With the Tokyo Olympics set to get underway on Friday, the major talking point of a competition that is unprecedented in a number of ways has been Laurel Hubbard.
Hubbard is set to make history as she becomes the first transgender athlete to compete in the Olympic Games.
The 43-year-old New Zealand weightlifter will be participating in the +87 kilos category, the highest female weight classification.
Laurel, whose original name was Gavin, completed her conversion at the age of 35, and has passed the International Olympic Committee’s (IOC) criteria of eligibility in women’s weightlifting, which was introduced in 2015.
As part of this criteria, each woman must have testosterone levels below 10 nanomoles per litre for at least 12 months prior to the start of the competition.

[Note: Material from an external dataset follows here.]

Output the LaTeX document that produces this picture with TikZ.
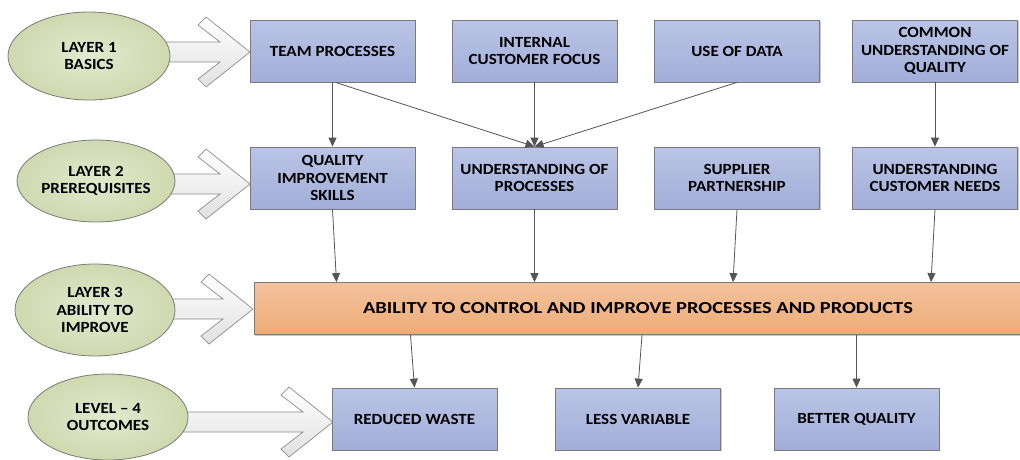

Hubbard will have a strong chance of competing for the podium in Tokyo, at least for the bronze medal, and her participation has has a mixed reception, such as criticism from one one of her opponents, Anna Van Bellinghem.
“This particular situation is unfair to the sport and to the athletes,” Van Bellinghem said.
Van Bellinghem’s viewpoint was echoed by Constantino Iglesias, the president of the Spanish federation, in an interview with MARCA.
“Honestly, it’s not fair at all,” Iglesias said.
“You have to accept the IOC’s rules, but it is a topic that is not resolved and must be studied in the future.
“I have seen [Hubbard] when she was competing against men.
“She certainly wouldn’t have qualified for the male competition, but she now has the chance to win a medal.”
However, Hubbard has also been praised by many, with Spanish Olympian Josue Brachi stating that her participation will help to overcome the stigma of transgender people in weightlifting.
“[Hubbard’s] participation will be good because if she competes it is because she can,” Brachi said.
“She will manage to change the notion of this sport having always been considered a male sport, of brutes, and now she will remove many stigmas that were associated with it.”
Spanish weightlifter Alba Sanchez doesn’t believe that Hubbard does carry an unfair advantage over her other competitors.
“I don’t like how people are saying that [Hubbard] is a man and that she has more strength and must compete with men,” Sanchez said.
“That is not confirmed as true.
“From what I have read, if a man who is now a woman wants to compete with women, an analysis should be done to check that the hormones are feminine.
“The idea that they can’t compete because they are stronger than a woman due to nature is false because the opposite is demonstrated in the hormonal analysis.”